[WORK REQUIRED]:
Your task is to print, exactly and only, the lines from the start of the entries below through the line with "59.30, 59.34, 59.35]". Include both ends, but skip the pictures.

-.-.-

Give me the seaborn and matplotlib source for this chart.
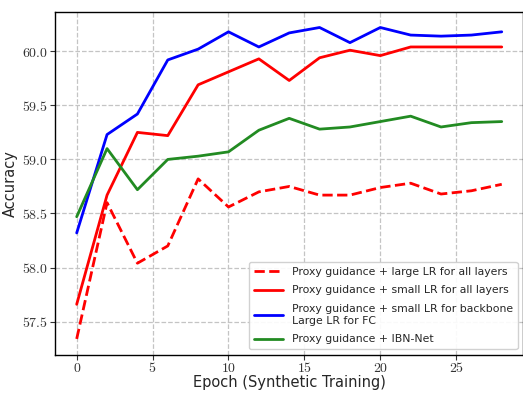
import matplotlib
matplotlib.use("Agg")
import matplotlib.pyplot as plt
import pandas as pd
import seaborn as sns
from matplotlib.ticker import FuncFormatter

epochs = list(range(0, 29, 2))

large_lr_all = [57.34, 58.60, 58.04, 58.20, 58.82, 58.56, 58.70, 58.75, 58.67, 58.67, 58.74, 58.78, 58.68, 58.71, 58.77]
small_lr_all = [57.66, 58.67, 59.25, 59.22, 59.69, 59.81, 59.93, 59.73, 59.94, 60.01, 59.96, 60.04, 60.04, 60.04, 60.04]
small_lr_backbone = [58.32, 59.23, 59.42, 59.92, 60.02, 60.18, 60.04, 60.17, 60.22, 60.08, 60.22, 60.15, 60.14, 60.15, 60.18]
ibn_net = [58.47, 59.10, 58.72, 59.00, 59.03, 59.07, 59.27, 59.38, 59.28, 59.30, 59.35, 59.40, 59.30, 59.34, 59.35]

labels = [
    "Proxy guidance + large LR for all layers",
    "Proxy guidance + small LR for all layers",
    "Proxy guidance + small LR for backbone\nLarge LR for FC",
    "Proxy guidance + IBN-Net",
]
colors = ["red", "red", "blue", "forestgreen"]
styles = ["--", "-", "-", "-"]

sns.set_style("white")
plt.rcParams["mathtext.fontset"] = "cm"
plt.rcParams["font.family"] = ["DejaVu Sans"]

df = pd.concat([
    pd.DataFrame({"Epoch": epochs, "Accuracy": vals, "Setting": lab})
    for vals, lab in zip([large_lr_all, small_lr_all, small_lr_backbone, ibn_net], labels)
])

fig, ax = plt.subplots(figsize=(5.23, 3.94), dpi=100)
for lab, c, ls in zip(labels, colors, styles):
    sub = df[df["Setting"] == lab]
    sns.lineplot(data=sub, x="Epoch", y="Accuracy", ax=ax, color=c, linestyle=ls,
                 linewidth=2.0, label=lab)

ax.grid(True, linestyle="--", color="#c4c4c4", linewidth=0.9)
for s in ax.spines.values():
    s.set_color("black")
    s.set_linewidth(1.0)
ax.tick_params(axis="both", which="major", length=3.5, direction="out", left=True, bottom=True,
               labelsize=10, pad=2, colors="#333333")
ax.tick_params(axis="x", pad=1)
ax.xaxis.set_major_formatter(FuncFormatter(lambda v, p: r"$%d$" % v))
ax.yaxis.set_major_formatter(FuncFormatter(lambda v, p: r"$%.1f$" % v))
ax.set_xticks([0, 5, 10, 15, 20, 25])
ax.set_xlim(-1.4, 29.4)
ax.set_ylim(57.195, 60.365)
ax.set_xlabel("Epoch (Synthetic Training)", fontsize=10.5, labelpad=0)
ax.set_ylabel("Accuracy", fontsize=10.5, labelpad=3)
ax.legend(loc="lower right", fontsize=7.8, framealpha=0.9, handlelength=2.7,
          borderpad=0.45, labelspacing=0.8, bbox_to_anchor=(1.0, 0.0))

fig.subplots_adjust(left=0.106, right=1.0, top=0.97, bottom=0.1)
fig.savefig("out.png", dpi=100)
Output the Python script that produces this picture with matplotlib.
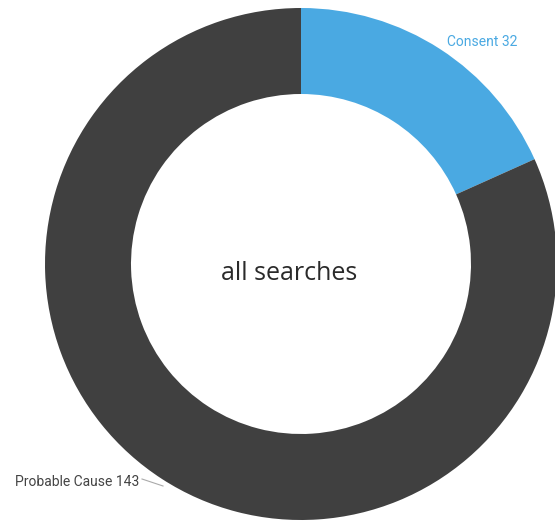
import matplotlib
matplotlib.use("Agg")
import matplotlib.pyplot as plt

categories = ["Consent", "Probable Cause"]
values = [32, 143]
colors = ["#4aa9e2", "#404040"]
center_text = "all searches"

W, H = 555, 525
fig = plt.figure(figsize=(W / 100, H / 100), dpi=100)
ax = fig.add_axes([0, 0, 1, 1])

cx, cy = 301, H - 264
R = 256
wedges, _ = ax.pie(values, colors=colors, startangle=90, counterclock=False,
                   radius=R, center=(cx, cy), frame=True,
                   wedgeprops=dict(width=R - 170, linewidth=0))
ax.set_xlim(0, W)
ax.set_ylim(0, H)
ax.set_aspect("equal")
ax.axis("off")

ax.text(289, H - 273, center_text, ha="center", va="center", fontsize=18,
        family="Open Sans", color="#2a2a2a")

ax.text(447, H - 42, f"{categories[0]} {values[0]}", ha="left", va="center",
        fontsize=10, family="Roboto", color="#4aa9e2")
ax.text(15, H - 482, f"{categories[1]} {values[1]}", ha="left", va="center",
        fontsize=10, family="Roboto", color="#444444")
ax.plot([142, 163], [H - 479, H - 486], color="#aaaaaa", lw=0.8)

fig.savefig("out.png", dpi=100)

-.-.-

[OUTPUT FOR THIS EXERCISE]:
Give me the seaborn and matplotlib source for this chart.
import matplotlib
matplotlib.use("Agg")
import matplotlib.pyplot as plt
import pandas as pd
import seaborn as sns
from matplotlib.ticker import FuncFormatter

epochs = list(range(0, 29, 2))

large_lr_all = [57.34, 58.60, 58.04, 58.20, 58.82, 58.56, 58.70, 58.75, 58.67, 58.67, 58.74, 58.78, 58.68, 58.71, 58.77]
small_lr_all = [57.66, 58.67, 59.25, 59.22, 59.69, 59.81, 59.93, 59.73, 59.94, 60.01, 59.96, 60.04, 60.04, 60.04, 60.04]
small_lr_backbone = [58.32, 59.23, 59.42, 59.92, 60.02, 60.18, 60.04, 60.17, 60.22, 60.08, 60.22, 60.15, 60.14, 60.15, 60.18]
ibn_net = [58.47, 59.10, 58.72, 59.00, 59.03, 59.07, 59.27, 59.38, 59.28, 59.30, 59.35, 59.40, 59.30, 59.34, 59.35]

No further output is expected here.